German studies eight years ago show that surveillance brings horrible self-censorship. Why is this news to the US now?
Yesterday, a big study broke in the Washington Post about how a mass surveillance regime is dangerous to society, and shows it silences minority opinions when people know they’re being watched. Thus, it made the chilling effect go from theoretical to academic. What’s troubling is that there have been non-US studies showing this for upward of a decade – why haven’t they been referenced in the US debate?
The new study, as described by the Washington Post, illustrates how people self-censor dissenting and minority opinions in a mass surveillance regime. While this is absolutely important, and this effect must be first and foremost in any policymaking – far before any budget increase for a toy-happy surveillance department – it’s not news. This was known in large European studies almost a decade ago. Why have those studies been neglected in the US debate?
Even Snowden calls the newly-published study a “landmark”:
This is a landmark. Data shows surveillance is harming democracy. #IPBill https://t.co/qjwJnssUKb pic.twitter.com/lprr82AuA9
— Edward Snowden (@Snowden) March 28, 2016
However, looking at when Germany created its (most recent) mass surveillance regime with Data Retention following the 2004 Madrid bombings and the politicians’ following populist spree, there were tons and tons of studies on whether this surveillance changed the behavior of ordinary Germans – whether measuring a behavior changed the behavior.
And did it? When ordinary Germans knew that every phonecall they made was being logged for the explicit and express purpose of being used against them in the future, did that change behavior in any way?
Hell yes it did.
It changed behavior enormously.
Specifically, a study by the respectable Forsa, which was referenced by Heise and others, showed that half of Germans would stop making phonecalls that could be used against them in the future. This included a large list of phonecalls that could somehow identify them as “weaker” – suicide hotlines, drug helplines, even marriage counselling.

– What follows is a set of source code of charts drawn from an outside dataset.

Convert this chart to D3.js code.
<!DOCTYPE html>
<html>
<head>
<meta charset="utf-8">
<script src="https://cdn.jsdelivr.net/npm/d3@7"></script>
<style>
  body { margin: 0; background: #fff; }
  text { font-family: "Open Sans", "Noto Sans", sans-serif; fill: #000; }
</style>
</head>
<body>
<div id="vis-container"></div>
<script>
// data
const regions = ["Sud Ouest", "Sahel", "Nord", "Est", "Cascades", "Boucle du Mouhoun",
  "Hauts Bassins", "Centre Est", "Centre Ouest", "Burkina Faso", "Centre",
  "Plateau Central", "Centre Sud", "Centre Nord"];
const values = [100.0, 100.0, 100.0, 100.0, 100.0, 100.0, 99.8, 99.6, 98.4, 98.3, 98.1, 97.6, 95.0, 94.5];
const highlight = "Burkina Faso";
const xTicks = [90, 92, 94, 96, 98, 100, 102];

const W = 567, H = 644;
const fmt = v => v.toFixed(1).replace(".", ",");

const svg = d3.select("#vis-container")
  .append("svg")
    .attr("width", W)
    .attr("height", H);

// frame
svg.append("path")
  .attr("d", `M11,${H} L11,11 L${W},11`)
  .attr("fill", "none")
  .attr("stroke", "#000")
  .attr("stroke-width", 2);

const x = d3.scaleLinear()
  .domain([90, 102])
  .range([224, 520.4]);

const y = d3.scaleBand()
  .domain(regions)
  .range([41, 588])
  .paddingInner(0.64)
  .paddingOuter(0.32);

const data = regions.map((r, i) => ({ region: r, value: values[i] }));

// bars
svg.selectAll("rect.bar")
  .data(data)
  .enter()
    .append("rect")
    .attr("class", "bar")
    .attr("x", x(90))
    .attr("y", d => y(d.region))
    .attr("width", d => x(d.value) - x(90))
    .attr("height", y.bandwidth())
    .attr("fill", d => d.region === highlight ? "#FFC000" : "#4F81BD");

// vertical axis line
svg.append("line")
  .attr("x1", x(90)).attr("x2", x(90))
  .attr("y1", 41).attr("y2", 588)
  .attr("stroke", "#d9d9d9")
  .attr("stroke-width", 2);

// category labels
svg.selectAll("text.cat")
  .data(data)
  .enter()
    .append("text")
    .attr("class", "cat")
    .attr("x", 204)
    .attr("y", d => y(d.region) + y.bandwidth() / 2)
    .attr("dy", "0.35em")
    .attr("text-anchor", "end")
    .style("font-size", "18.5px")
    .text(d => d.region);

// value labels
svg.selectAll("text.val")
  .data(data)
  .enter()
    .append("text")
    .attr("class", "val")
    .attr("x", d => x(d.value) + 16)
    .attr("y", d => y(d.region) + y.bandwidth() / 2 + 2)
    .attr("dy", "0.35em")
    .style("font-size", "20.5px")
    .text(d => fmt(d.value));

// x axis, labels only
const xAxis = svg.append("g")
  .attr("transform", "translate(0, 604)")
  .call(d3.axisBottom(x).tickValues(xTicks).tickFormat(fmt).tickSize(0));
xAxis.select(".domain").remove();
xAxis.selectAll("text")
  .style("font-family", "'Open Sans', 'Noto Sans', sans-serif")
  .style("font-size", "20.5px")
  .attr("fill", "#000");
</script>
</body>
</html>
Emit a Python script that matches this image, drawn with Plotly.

It’s been known at least since 2008 that mass surveillance suppresses any behavior seen as minority behavior, undesirable behavior, or weak behavior, and this is a huge effect.
Moreover, these are calls that we want people to make. When somebody’s not feeling well, we want them to seek help for it. But as the German study shows, mass surveillance causes people to not seek assistance, for it can be used against them in the future.
As stated – in English – by the German working group at the time:
A study commissioned in 2008 shows that data retention is acting as a serious deterrent to the use of telephones, mobile phones, e-mail and Internet. The survey conduced by research institute Forsa found that with communications data retention in place, one in two Germans would refrain from contacting a marriage counsellor, a psychotherapist or a drug abuse counsellor by telephone, mobile phone or e-mail if they needed their help. One in thirteen people said they had [already] refrained from using telephone, mobile phone or e-mail at least once because of [the upcoming] data retention, which extrapolates to 6.5 million Germans in total [out of 82 million].
The study was conducted before the mass surveillance switches were turned on in 2008. It’s noteworthy that a sizable part of the population had already stopped making such sensitive reachouts to professional help.
For the record, the mass surveillance in question was later struck down by Germany’s Constitutional Court as completely incompatible with human rights. The European Court of Justice – the European “Supreme Court” – later affirmed this at the European level.
So why has the US debate acted as though this hard data doesn’t even exist? Does the United States have to repeat all mistakes of others on its own?
Meanwhile, privacy remains your own responsibility.